Because the primitive notions of RDF (things and properties) are explicitly tied to ideas of modeling, they feel (at least to believers) more nearly ‘semantic’ than the notions of other systems (e.g. XML or s-expressions). The thinness of the triple layer can be an advantage, not only in simplifying the universe of possible primitive operations, but also in reducing threshold anxiety. (More elaborate modeling systems invariably require something like a leap of faith; RDF’s tenets are thin enough and bland enough to make its required leap of faith somewhat smaller and less frightening.) And thin as it is, the subject/verb/object model does allow an infrastructure that knows nothing of the semantics of the information to do a lot of useful things, just as the semantics of the relational model allow RDBMS which understand nothing of application semantics to do a lot of useful things.
Some things it does not do (although prominent exponents of the Semantic Web sometimes speak as if it did):
- provide ‘self-describing data’ (if such a thing exists at all)
- ensure that ‘the semantics’ of data are always explicit or always understood
- guarantee that data from different sources are usefully mergeable
- tell us how to understand, model, formalize our data
- tell us how to validate our data
- tell us how to express complex relations clearly (this problem is not only not addressed by RDF; RDF does as much as any notation or model can to render it insoluble)
This may have been true when Enrique first wrote this, but the situation has perhaps changed with the publication of the Note Defining N-ary Relations on the Semantic Web, published in 2006, which recommends that tuples be reified with a gay abandon that might cause even avowed Platonists to pause and wonder whether all of those things really should be treated as individuals by our logic.

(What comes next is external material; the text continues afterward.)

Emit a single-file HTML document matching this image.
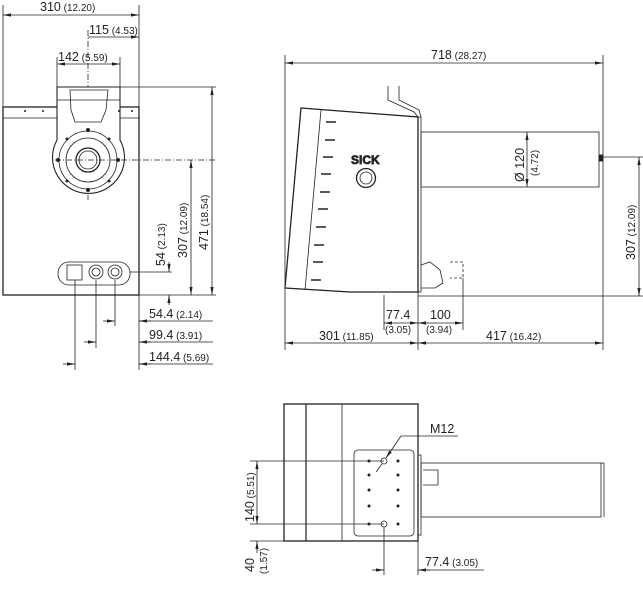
<!DOCTYPE html>
<html><head><meta charset="utf-8"><style>
html,body{margin:0;padding:0;background:#fff}
svg{display:block}
text{font-family:"Liberation Sans",sans-serif;fill:#222}
.n{font-size:12.5px}.p{font-size:10px}
</style></head><body>
<svg width="643" height="600" viewBox="0 0 643 600" xmlns="http://www.w3.org/2000/svg">
<defs>
<marker id="a" viewBox="0 0 10 10" refX="10" refY="5" markerWidth="10" markerHeight="10" orient="auto-start-reverse"><path d="M0,3 L10,5 L0,7z" fill="#222"/></marker>
</defs>
<g stroke="#222" fill="none" stroke-width="0.8">
<!-- FRONT VIEW -->
<line x1="3" y1="5" x2="3" y2="107"/><line x1="139" y1="5" x2="139" y2="370"/>
<line x1="3" y1="15" x2="139" y2="15" marker-start="url(#a)" marker-end="url(#a)"/>
<line x1="88" y1="30" x2="88" y2="200" stroke-dasharray="6,2,1,2"/>
<line x1="88" y1="37" x2="139" y2="37" marker-end="url(#a)"/>
<line x1="57" y1="57" x2="57" y2="87"/><line x1="120" y1="57" x2="120" y2="87"/>
<line x1="57" y1="64" x2="120" y2="64" marker-start="url(#a)" marker-end="url(#a)"/>
<rect x="3" y="107" width="136" height="188" stroke-width="1.3"/>
<line x1="3" y1="118" x2="139" y2="118"/>
<path d="M57,87 L120,87 L120,140 A36,36 0 1 1 57,140 Z" fill="#fff" stroke-width="1.1"/>
<path d="M70,90 L108,90 L106,110 L101,122 L75,122 L71,110 Z"/>
<line x1="57" y1="100" x2="120" y2="100"/>
<circle cx="88" cy="160" r="29"/><circle cx="88" cy="160" r="22"/><circle cx="88" cy="160" r="12" stroke-width="1.3"/><circle cx="88" cy="160" r="9"/>
<line x1="55" y1="160" x2="215" y2="160" stroke-dasharray="6,2,1,2"/>
<line x1="120" y1="87" x2="216" y2="87"/>
<line x1="212" y1="87" x2="212" y2="295" marker-start="url(#a)" marker-end="url(#a)"/>
<line x1="191" y1="160" x2="191" y2="295" marker-start="url(#a)" marker-end="url(#a)"/>
<line x1="139" y1="295" x2="216" y2="295"/>
<rect x="58" y="262" width="72" height="23" rx="11"/>
<rect x="67" y="265" width="15" height="15"/><circle cx="96" cy="272" r="7"/><circle cx="115" cy="272" r="7"/>
<circle cx="96" cy="272" r="4"/><circle cx="115" cy="272" r="4"/>
<line x1="130" y1="272" x2="172" y2="272"/>
<line x1="169" y1="262" x2="169" y2="272" marker-end="url(#a)"/>
<line x1="169" y1="305" x2="169" y2="295" marker-end="url(#a)"/>
<line x1="75" y1="280" x2="75" y2="370"/><line x1="96" y1="280" x2="96" y2="348"/><line x1="115" y1="280" x2="115" y2="326"/>
<line x1="103" y1="321" x2="115" y2="321" marker-end="url(#a)"/><line x1="151" y1="321" x2="139" y2="321" marker-end="url(#a)"/><line x1="139" y1="321" x2="213" y2="321"/>
<line x1="84" y1="342" x2="96" y2="342" marker-end="url(#a)"/><line x1="151" y1="342" x2="139" y2="342" marker-end="url(#a)"/><line x1="139" y1="342" x2="213" y2="342"/>
<line x1="63" y1="364" x2="75" y2="364" marker-end="url(#a)"/><line x1="151" y1="364" x2="139" y2="364" marker-end="url(#a)"/><line x1="139" y1="364" x2="213" y2="364"/>
<!-- SIDE VIEW -->
<line x1="285" y1="55" x2="285" y2="350"/><line x1="603" y1="55" x2="603" y2="350"/>
<line x1="285" y1="63" x2="603" y2="63" marker-start="url(#a)" marker-end="url(#a)"/>
<path d="M301,108 L418,117 L418,292 L350,292 L285,288 Z" stroke-width="1.3"/>
<line x1="321" y1="110" x2="305" y2="290"/>
<path d="M388,86 L388,100 L414,112 L418,117 M399,86 L399,100 L419,110 L421,117"/>
<rect x="418" y="117" width="3" height="175"/>
<rect x="421" y="132" width="178" height="55"/>
<rect x="599" y="155" width="4" height="6" fill="#222"/>
<line x1="527" y1="132" x2="527" y2="187" marker-start="url(#a)" marker-end="url(#a)"/>
<circle cx="366" cy="178" r="9.5" stroke-width="1.3"/><circle cx="366" cy="178" r="6"/>
<line x1="603" y1="157" x2="643" y2="157"/>
<line x1="639" y1="157" x2="639" y2="296" marker-start="url(#a)" marker-end="url(#a)"/>
<line x1="418" y1="296" x2="643" y2="296"/>
<path d="M421,265 L430,262 L440,270 L443,283 L435,288 L421,288"/>
<path d="M450,262 L463,262 L463,278 L450,278" stroke-dasharray="3,2"/>
<line x1="418" y1="292" x2="418" y2="350"/><line x1="384" y1="295" x2="384" y2="330"/><line x1="463" y1="278" x2="463" y2="330"/>
<line x1="384" y1="323" x2="418" y2="323" marker-start="url(#a)" marker-end="url(#a)"/>
<line x1="418" y1="323" x2="463" y2="323" marker-start="url(#a)" marker-end="url(#a)"/>
<line x1="285" y1="343" x2="418" y2="343" marker-start="url(#a)" marker-end="url(#a)"/>
<line x1="418" y1="343" x2="603" y2="343" marker-start="url(#a)" marker-end="url(#a)"/>
<!-- TOP VIEW -->
<rect x="284" y="404" width="134" height="137" stroke-width="1.3"/>
<line x1="306" y1="404" x2="306" y2="541" stroke-width="1.2"/><line x1="342" y1="404" x2="342" y2="541"/>
<rect x="354" y="450" width="60" height="86" rx="4"/>
<rect x="418" y="455" width="3" height="80"/>
<rect x="421" y="463" width="180" height="54"/>
<line x1="601" y1="463" x2="604" y2="463"/><line x1="604" y1="463" x2="604" y2="517"/>
<path d="M423,470 L438,470 L438,485 L423,485"/>
<circle cx="384" cy="461" r="3"/><circle cx="384" cy="524" r="3"/>
<line x1="458" y1="436" x2="401" y2="436"/><line x1="401" y1="436" x2="386" y2="458" marker-end="url(#a)"/><line x1="376" y1="472" x2="382" y2="464"/>
<line x1="250" y1="461" x2="384" y2="461"/><line x1="250" y1="524" x2="384" y2="524"/>
<line x1="250" y1="541" x2="284" y2="541"/>
<line x1="257" y1="461" x2="257" y2="524" marker-start="url(#a)" marker-end="url(#a)"/>
<line x1="257" y1="553" x2="257" y2="541" marker-end="url(#a)"/>
<line x1="384" y1="527" x2="384" y2="575"/><line x1="418" y1="541" x2="418" y2="575"/>
<line x1="372" y1="570" x2="384" y2="570" marker-end="url(#a)"/><line x1="430" y1="570" x2="418" y2="570" marker-end="url(#a)"/><line x1="418" y1="570" x2="484" y2="570"/>
</g>
<g fill="#222">
<circle cx="25" cy="111" r="1"/><circle cx="43" cy="111" r="1"/><circle cx="119" cy="111" r="1"/><circle cx="132" cy="111" r="1"/>
<circle cx="88" cy="130" r="2"/><circle cx="88" cy="190" r="2"/><circle cx="58" cy="160" r="2"/><circle cx="118" cy="160" r="2"/>
<circle cx="67" cy="139" r="1.5"/><circle cx="109" cy="139" r="1.5"/><circle cx="67" cy="181" r="1.5"/><circle cx="109" cy="181" r="1.5"/>
<circle cx="369" cy="461" r="1.5"/><circle cx="398" cy="461" r="1.5"/><circle cx="369" cy="475" r="1.5"/><circle cx="398" cy="475" r="1.5"/>
<circle cx="369" cy="490" r="1.5"/><circle cx="398" cy="490" r="1.5"/><circle cx="369" cy="506" r="1.5"/><circle cx="398" cy="506" r="1.5"/>
<circle cx="369" cy="524" r="1.5"/><circle cx="398" cy="524" r="1.5"/>
</g>
<g stroke="#222" stroke-width="1.5">
<line x1="326" y1="122" x2="336" y2="122"/><line x1="325" y1="140" x2="335" y2="140"/><line x1="323" y1="157" x2="333" y2="157"/><line x1="321" y1="174" x2="331" y2="174"/><line x1="320" y1="192" x2="330" y2="192"/><line x1="318" y1="209" x2="328" y2="209"/><line x1="316" y1="227" x2="326" y2="227"/><line x1="314" y1="245" x2="324" y2="245"/><line x1="313" y1="262" x2="323" y2="262"/><line x1="311" y1="280" x2="321" y2="280"/>
</g>
<text x="351" y="164" font-size="12" font-weight="bold" fill="#fff" stroke="#222" stroke-width="0.7" font-family="Liberation Sans">SICK</text>
<text x="40" y="11"><tspan class="n">310</tspan><tspan class="p"> (12.20)</tspan></text>
<text x="89" y="34"><tspan class="n">115</tspan><tspan class="p"> (4.53)</tspan></text>
<text x="58" y="61"><tspan class="n">142</tspan><tspan class="p"> (5.59)</tspan></text>
<text transform="translate(208,250) rotate(-90)"><tspan class="n">471</tspan><tspan class="p"> (18.54)</tspan></text>
<text transform="translate(187,258) rotate(-90)"><tspan class="n">307</tspan><tspan class="p"> (12.09)</tspan></text>
<text transform="translate(165,266) rotate(-90)"><tspan class="n">54</tspan><tspan class="p"> (2.13)</tspan></text>
<text x="149" y="318"><tspan class="n">54.4</tspan><tspan class="p"> (2.14)</tspan></text>
<text x="149" y="339"><tspan class="n">99.4</tspan><tspan class="p"> (3.91)</tspan></text>
<text x="149" y="361"><tspan class="n">144.4</tspan><tspan class="p"> (5.69)</tspan></text>
<text x="431" y="59"><tspan class="n">718</tspan><tspan class="p"> (28.27)</tspan></text>
<text transform="translate(524,182) rotate(-90)" class="n">Ø 120</text>
<text transform="translate(538,176) rotate(-90)" class="p">(4.72)</text>
<text transform="translate(635,260) rotate(-90)"><tspan class="n">307</tspan><tspan class="p"> (12.09)</tspan></text>
<text x="386" y="319" class="n">77.4</text><text x="385" y="333" class="p">(3.05)</text>
<text x="430" y="319" class="n">100</text><text x="426" y="333" class="p">(3.94)</text>
<text x="319" y="340"><tspan class="n">301</tspan><tspan class="p"> (11.85)</tspan></text>
<text x="486" y="340"><tspan class="n">417</tspan><tspan class="p"> (16.42)</tspan></text>
<text x="430" y="433" class="n">M12</text>
<text transform="translate(254,522) rotate(-90)"><tspan class="n">140</tspan><tspan class="p"> (5.51)</tspan></text>
<text transform="translate(254,572) rotate(-90)" class="n">40</text>
<text transform="translate(267,574) rotate(-90)" class="p">(1.57)</text>
<text x="425" y="566"><tspan class="n">77.4</tspan><tspan class="p"> (3.05)</tspan></text>
</svg>
</body></html>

Determined nominalists may be horrified by the recommendation, but it’s no longer true to say that the RDF community doesn’t say how to handle the problem.
Some fans of RDF will perhaps feel that Enrique has shortchanged RDF here, but I have to say that Enrique’s arguments have gone a long way toward making me think RDF could be useful, even if I am still not a committed as I suspect some of my friends in the W3C’s Semantic Web Activity would like.
If this message in a bottle is ever read by anyone, I will be interested to hear back from you on whether you find Enrique’s analysis persuasive.